I welcome the timely motion before the House. During the local government election campaign, Fine Gael produced an excellent policy that involved the establishment of a savings account for first-time buyers. It makes sense to front-load the provision of mortgage interest relief. It can be done within the funding that is provided under the relief at present. When one has been paying one's mortgage for seven or eight years, one faces a straight run and one's economic burden starts to decline in comparison to earlier years. I ask the Minister of State not to quote me out of context when I state that mortgage interest relief should be stopped after ten years. It should be front-loaded so that individuals benefit significantly from it during the first ten years of mortgage payments and not at all thereafter. The funding that is spent on helping people who have been making mortgage payments for ten years should be used to subsidise those in the first tranche.

Officials in County Wicklow have sought to overcome the difficulties associated with development levies. I understand where the Government is coming from in this regard. I do not like to hear the Minister for Finance or other Government spokespersons extolling the virtues of this country's tax rates of 40% and 22%, while ignoring the stealth taxes they are charging in many other areas. We imposed a low levy on houses in County Wicklow, but the local authority overcame that by using section 48 of the Planning and Development Act 2000, which provides for the imposition of an additional levy in exceptional circumstances. Levies of between €20,000 and €25,000 per house in a development are being charged. People do not realise they are paying such moneys as well as VAT and other taxes.

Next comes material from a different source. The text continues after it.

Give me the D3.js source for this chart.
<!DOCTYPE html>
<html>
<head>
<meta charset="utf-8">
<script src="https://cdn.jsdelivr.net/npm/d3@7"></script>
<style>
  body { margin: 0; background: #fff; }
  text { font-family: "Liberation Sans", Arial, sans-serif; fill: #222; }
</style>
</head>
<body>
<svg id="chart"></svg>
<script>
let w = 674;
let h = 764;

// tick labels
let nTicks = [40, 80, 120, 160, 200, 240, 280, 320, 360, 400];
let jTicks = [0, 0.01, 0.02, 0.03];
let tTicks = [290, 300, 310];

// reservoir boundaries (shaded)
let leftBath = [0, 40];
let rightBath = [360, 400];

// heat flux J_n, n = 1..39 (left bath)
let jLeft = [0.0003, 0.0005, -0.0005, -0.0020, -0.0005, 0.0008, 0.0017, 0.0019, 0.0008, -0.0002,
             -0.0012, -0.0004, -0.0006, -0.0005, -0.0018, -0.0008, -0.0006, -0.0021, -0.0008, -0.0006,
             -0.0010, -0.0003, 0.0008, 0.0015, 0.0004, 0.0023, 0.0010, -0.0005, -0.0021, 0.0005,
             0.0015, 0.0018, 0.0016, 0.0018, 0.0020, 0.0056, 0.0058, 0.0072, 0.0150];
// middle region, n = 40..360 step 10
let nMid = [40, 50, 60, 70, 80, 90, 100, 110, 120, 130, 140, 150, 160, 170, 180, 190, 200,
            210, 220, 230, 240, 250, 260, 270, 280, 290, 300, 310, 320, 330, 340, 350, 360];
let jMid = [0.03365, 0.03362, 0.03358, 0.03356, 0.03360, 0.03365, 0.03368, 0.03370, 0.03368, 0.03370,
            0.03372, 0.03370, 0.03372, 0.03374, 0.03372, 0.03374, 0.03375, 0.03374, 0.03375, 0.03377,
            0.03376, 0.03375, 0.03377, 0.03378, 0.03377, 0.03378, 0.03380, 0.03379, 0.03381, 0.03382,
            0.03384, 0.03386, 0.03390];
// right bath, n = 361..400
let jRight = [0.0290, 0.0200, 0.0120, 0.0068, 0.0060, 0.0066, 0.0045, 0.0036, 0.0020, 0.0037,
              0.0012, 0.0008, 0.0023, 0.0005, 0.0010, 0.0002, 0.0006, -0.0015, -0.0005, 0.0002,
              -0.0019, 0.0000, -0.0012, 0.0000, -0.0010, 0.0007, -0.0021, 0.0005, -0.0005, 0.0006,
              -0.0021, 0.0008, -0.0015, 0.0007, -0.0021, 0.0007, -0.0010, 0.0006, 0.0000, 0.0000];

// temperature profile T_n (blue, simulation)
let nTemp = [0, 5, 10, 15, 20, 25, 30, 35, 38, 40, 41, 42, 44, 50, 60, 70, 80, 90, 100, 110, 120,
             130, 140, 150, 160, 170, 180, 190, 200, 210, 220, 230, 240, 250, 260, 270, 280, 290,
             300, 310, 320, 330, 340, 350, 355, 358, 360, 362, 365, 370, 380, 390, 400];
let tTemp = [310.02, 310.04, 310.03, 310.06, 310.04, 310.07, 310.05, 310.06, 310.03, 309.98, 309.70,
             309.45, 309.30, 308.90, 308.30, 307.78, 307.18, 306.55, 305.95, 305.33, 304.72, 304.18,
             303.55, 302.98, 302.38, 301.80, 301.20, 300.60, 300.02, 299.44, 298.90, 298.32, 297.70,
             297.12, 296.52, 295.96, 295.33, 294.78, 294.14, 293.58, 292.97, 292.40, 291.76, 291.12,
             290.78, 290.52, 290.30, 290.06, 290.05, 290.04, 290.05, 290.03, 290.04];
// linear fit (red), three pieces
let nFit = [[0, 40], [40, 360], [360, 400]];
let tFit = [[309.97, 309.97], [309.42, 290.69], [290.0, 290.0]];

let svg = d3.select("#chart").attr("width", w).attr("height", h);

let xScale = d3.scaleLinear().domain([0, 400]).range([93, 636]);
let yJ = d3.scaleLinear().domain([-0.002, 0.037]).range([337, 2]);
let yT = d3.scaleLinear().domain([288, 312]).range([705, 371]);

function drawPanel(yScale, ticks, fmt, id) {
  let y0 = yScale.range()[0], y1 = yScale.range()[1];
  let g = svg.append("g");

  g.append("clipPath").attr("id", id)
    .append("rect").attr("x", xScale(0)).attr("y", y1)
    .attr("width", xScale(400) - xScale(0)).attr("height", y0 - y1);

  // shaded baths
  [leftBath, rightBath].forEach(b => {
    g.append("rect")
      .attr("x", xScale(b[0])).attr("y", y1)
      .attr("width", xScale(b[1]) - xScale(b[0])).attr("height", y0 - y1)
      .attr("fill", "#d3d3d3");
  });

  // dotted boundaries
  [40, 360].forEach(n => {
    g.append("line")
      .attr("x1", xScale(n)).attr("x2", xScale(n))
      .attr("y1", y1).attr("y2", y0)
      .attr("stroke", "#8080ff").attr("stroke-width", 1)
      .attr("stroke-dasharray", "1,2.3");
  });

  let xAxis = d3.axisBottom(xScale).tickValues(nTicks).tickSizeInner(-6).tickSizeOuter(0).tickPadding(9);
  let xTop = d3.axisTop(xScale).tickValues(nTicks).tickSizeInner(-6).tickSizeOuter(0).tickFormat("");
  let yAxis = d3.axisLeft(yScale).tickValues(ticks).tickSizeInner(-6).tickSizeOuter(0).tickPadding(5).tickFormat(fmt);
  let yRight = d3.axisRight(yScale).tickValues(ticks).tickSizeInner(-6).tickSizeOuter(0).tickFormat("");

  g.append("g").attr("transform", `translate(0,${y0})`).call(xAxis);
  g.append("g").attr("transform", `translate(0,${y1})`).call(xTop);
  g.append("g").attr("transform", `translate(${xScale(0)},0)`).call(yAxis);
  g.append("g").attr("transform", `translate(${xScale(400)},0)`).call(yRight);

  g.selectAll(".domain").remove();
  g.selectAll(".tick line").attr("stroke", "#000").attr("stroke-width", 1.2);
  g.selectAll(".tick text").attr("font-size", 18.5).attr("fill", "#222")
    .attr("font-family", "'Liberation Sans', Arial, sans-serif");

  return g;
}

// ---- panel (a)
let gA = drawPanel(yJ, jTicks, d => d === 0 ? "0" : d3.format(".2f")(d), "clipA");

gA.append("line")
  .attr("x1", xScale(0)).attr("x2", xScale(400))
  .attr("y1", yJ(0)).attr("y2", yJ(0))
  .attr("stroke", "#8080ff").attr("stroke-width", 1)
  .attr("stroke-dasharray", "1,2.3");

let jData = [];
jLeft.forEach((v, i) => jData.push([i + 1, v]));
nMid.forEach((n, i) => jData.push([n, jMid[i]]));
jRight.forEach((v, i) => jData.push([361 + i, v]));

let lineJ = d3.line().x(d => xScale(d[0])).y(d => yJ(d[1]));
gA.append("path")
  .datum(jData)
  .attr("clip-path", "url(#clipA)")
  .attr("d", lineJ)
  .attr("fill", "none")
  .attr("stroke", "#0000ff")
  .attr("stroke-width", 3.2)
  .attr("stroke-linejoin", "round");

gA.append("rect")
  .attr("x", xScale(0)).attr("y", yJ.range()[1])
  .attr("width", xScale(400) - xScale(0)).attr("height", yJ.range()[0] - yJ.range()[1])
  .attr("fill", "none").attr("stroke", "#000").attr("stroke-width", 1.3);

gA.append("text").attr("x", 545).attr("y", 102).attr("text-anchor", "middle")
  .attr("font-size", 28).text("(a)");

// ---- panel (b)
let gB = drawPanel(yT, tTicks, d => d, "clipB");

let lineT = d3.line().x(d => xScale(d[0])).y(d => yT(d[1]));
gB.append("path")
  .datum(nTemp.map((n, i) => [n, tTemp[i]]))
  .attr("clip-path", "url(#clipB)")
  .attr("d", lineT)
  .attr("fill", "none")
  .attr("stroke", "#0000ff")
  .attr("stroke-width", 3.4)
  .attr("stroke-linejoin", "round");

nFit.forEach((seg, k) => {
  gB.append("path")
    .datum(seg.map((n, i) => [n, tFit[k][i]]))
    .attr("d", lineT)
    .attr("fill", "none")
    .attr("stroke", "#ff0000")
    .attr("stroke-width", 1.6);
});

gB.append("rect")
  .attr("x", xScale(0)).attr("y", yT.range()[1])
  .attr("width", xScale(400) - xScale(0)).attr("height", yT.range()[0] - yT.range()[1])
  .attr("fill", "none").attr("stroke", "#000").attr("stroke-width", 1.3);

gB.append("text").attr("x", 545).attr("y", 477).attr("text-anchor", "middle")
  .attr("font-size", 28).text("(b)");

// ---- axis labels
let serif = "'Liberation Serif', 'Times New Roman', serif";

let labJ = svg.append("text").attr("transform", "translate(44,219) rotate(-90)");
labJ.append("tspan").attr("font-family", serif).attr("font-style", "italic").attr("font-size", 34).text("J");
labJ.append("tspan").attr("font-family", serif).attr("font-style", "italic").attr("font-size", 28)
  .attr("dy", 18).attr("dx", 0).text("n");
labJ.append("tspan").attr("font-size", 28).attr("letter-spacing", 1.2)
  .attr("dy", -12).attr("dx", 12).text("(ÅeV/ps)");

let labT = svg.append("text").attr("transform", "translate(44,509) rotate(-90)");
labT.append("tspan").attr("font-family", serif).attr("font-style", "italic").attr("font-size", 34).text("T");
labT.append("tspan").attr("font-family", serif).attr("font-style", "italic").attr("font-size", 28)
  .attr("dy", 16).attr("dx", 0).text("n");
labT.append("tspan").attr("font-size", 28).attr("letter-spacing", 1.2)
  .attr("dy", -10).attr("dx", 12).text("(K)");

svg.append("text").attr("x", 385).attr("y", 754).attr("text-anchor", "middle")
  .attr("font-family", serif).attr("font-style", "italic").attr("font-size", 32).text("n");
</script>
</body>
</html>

I would like the Government to have the courage to state that its policy is to impose the form of tax I have mentioned. In such circumstances, members of local authorities would be much more reasonable in their implementation of that policy. The Government is happy to take the credit at national level for a tax rate of 40%, while local councillors take the hit for the high levies which have resulted from its policies.

I assume the Minister of State realises that the Government needs to examine the eligibility and qualification criteria for the affordable housing scheme because there are many anomalies in the system at present. Many people are told they do not qualify because their wages exceed the threshold for the scheme, even though some of those who qualify, particularly in the greater Dublin area, cannot produce the money to meet the cost of the house.

A directive issued in 1994 by the then Department of the Environment stated that houses should not be built within 50 m of a landfill site because of the dangers of gas etc. I estimate that between 15 and 20 vents from an illegal landfill are as close to houses in the Woodleigh estate in Blessington, County Wicklow, as I am to the Minister of State, who is sitting across the floor of the House. Waste has been lying in the illegal landfill for a couple of years and nothing is being done about it. I am glad that Fine Gael proposes to table a motion asking the Minister to use his powers under section 60 of the Water Management Act 1996 to direct the relevant authorities to remove that waste.

I commend Deputy O'Dowd for proposing this worthwhile motion. I wish my colleague from the Gaeltacht well.